Raw data:
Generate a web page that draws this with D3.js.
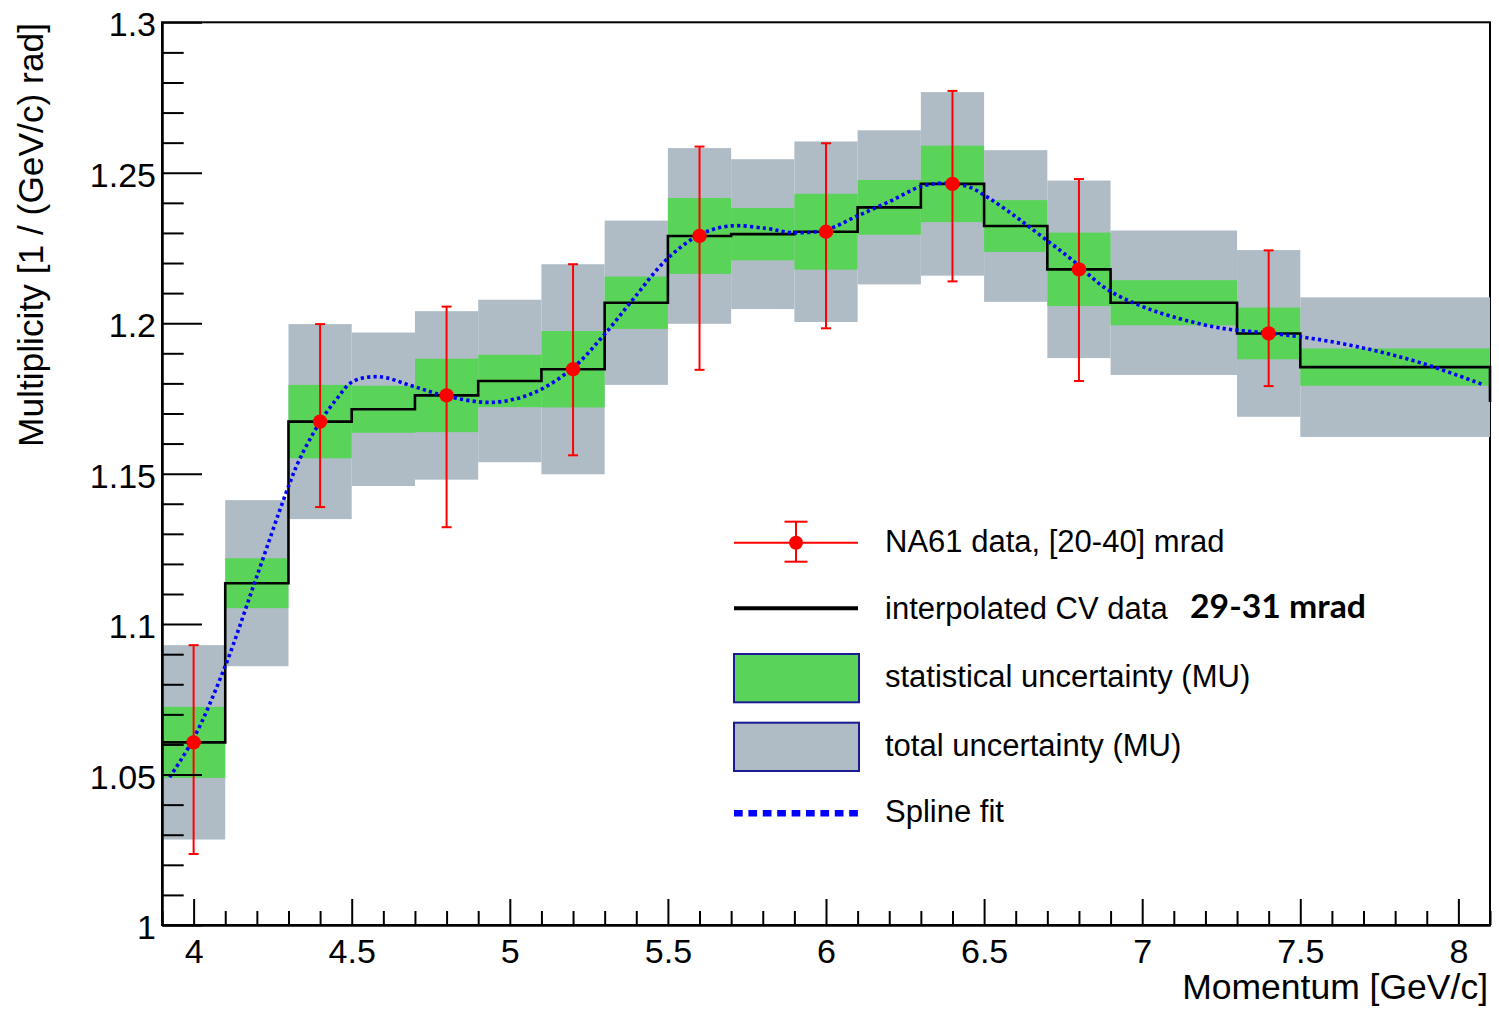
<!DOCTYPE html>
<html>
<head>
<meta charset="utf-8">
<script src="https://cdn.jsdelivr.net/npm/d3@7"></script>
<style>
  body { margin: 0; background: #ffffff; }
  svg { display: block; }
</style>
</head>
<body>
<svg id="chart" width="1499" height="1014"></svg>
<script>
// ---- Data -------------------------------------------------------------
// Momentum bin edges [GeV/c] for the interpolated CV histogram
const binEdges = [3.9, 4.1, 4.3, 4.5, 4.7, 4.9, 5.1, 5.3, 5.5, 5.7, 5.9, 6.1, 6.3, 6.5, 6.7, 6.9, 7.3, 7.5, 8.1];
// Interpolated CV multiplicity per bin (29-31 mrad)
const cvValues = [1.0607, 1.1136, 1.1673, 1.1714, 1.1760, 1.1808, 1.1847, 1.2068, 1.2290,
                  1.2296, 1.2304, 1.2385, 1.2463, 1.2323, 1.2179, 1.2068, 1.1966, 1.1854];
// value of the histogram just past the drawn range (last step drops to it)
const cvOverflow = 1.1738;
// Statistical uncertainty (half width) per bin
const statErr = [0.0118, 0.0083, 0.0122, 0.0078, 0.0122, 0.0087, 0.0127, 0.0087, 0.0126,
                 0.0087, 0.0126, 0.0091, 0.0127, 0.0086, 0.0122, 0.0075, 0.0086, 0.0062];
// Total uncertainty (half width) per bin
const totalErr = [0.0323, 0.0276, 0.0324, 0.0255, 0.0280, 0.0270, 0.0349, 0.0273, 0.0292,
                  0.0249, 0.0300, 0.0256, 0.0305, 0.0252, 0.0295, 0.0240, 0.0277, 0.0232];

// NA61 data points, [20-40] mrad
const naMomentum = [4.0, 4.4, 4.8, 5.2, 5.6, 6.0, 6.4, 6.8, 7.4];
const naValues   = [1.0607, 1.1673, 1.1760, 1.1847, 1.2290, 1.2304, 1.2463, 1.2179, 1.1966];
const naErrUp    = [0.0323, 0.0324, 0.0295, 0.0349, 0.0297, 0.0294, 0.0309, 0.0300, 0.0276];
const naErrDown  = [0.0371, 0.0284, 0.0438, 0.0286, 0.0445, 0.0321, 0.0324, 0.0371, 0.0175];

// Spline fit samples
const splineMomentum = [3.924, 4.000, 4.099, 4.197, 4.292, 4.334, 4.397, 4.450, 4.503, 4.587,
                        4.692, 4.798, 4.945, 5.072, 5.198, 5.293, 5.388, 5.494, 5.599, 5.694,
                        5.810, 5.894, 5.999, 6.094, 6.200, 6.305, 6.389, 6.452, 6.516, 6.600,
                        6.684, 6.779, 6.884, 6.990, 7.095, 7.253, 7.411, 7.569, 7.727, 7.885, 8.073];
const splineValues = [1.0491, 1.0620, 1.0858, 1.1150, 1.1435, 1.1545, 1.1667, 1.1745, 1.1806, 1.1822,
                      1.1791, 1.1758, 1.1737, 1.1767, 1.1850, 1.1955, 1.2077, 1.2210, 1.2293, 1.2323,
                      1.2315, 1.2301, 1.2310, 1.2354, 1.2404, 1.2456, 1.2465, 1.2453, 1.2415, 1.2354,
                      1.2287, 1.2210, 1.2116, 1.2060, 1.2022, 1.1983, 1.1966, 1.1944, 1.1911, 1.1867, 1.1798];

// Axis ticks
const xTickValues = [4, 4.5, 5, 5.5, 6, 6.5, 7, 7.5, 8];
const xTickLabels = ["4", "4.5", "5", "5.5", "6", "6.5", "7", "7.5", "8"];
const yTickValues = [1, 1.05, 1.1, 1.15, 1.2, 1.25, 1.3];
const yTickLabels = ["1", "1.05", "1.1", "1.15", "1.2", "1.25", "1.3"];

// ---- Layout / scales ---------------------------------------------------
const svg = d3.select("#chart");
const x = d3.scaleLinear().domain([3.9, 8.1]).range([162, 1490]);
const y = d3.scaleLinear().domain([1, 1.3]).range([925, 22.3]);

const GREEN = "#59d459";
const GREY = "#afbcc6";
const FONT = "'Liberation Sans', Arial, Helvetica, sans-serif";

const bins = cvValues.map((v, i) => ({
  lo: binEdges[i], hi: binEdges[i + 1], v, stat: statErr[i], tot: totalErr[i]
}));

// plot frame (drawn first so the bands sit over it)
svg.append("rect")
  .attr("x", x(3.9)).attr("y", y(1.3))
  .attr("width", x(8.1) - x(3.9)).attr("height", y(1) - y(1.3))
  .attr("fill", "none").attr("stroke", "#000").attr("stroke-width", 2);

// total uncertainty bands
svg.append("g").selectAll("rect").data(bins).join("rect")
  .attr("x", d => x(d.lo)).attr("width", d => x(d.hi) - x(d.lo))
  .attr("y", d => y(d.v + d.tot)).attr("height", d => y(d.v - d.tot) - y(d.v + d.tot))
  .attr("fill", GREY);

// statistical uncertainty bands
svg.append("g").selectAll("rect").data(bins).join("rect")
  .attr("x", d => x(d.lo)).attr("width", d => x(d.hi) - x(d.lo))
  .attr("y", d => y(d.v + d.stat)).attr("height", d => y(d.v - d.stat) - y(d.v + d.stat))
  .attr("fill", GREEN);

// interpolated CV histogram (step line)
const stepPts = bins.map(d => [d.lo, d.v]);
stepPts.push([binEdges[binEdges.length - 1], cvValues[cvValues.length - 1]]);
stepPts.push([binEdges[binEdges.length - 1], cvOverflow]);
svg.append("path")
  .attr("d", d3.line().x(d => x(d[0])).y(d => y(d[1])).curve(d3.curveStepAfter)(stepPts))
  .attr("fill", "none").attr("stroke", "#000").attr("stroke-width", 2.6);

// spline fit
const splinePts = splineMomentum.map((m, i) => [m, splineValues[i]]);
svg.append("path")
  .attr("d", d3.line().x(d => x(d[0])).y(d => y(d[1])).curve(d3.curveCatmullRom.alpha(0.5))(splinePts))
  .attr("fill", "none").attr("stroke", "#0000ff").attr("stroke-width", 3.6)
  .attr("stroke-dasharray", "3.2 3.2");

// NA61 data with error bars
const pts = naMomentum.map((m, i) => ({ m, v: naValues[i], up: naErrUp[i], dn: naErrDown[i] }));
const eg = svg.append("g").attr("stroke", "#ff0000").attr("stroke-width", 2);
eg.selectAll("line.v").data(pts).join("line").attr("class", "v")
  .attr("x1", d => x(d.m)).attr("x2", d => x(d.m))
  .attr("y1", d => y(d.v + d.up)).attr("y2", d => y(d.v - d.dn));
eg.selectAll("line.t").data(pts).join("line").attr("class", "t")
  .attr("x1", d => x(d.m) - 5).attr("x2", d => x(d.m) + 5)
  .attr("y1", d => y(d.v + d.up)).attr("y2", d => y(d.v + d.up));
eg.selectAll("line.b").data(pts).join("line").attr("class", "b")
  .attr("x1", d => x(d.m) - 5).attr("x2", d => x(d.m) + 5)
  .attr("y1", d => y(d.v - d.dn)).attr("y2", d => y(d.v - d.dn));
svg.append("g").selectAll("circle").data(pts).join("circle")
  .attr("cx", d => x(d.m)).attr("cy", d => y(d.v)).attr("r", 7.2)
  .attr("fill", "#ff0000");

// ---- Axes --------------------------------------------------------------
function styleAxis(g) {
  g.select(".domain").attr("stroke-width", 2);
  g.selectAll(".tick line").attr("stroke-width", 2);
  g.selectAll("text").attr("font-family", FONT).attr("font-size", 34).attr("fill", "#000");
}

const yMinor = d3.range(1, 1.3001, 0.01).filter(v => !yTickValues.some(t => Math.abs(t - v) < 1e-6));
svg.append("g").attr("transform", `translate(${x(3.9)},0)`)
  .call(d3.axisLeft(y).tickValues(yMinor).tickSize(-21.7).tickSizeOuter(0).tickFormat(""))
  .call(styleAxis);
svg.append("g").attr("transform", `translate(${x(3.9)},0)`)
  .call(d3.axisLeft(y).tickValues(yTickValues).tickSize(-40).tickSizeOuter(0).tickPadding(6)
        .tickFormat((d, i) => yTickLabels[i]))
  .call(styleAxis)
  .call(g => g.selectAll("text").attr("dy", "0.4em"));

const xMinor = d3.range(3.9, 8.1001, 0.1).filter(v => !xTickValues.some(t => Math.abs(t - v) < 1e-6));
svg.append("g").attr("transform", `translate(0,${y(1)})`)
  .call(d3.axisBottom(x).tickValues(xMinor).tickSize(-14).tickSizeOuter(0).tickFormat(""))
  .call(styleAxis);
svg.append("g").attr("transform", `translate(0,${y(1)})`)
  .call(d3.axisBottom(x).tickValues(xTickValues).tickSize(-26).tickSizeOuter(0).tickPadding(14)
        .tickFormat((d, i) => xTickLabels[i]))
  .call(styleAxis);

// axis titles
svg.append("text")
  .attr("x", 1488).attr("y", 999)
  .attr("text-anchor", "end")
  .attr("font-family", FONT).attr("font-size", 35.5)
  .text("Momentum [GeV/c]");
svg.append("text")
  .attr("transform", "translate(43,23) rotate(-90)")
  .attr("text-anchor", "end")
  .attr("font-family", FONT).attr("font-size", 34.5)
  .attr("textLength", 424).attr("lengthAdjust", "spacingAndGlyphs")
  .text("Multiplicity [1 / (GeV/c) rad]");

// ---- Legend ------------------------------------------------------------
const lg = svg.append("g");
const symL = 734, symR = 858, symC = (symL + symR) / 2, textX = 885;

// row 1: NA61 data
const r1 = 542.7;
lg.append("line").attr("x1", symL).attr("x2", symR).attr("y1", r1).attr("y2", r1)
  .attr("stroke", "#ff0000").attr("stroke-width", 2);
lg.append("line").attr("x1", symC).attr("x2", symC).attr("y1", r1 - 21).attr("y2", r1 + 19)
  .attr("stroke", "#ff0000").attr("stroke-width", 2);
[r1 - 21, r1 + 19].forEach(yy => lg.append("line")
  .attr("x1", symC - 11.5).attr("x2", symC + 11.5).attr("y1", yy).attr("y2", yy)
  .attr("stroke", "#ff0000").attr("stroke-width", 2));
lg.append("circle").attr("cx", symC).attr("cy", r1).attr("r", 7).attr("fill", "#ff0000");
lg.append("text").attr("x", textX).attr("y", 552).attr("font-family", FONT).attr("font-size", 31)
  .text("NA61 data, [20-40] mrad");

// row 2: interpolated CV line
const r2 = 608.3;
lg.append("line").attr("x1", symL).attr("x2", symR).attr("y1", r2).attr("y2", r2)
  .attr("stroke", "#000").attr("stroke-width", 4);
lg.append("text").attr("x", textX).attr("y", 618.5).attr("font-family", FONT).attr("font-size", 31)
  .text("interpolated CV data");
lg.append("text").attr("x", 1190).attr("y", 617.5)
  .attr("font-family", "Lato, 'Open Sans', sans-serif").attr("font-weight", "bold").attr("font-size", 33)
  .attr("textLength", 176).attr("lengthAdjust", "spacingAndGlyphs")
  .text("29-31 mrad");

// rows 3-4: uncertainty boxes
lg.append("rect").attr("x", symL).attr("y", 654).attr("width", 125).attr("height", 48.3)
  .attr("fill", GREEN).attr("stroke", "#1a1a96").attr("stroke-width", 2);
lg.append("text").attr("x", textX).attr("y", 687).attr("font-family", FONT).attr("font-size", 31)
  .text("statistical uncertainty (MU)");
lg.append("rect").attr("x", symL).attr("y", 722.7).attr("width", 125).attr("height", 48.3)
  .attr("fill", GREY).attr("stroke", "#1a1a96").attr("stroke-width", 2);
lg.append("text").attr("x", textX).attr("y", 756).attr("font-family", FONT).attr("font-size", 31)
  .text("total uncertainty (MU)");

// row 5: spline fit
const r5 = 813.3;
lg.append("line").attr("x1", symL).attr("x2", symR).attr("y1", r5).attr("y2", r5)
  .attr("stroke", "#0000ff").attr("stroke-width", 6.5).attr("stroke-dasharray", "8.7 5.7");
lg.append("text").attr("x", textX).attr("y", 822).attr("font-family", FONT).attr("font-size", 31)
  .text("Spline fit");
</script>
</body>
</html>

Your objective:
From the listing above, pick out every line containing "with".

Response:
Generate a web page that draws this with D3.js.
// NA61 data with error bars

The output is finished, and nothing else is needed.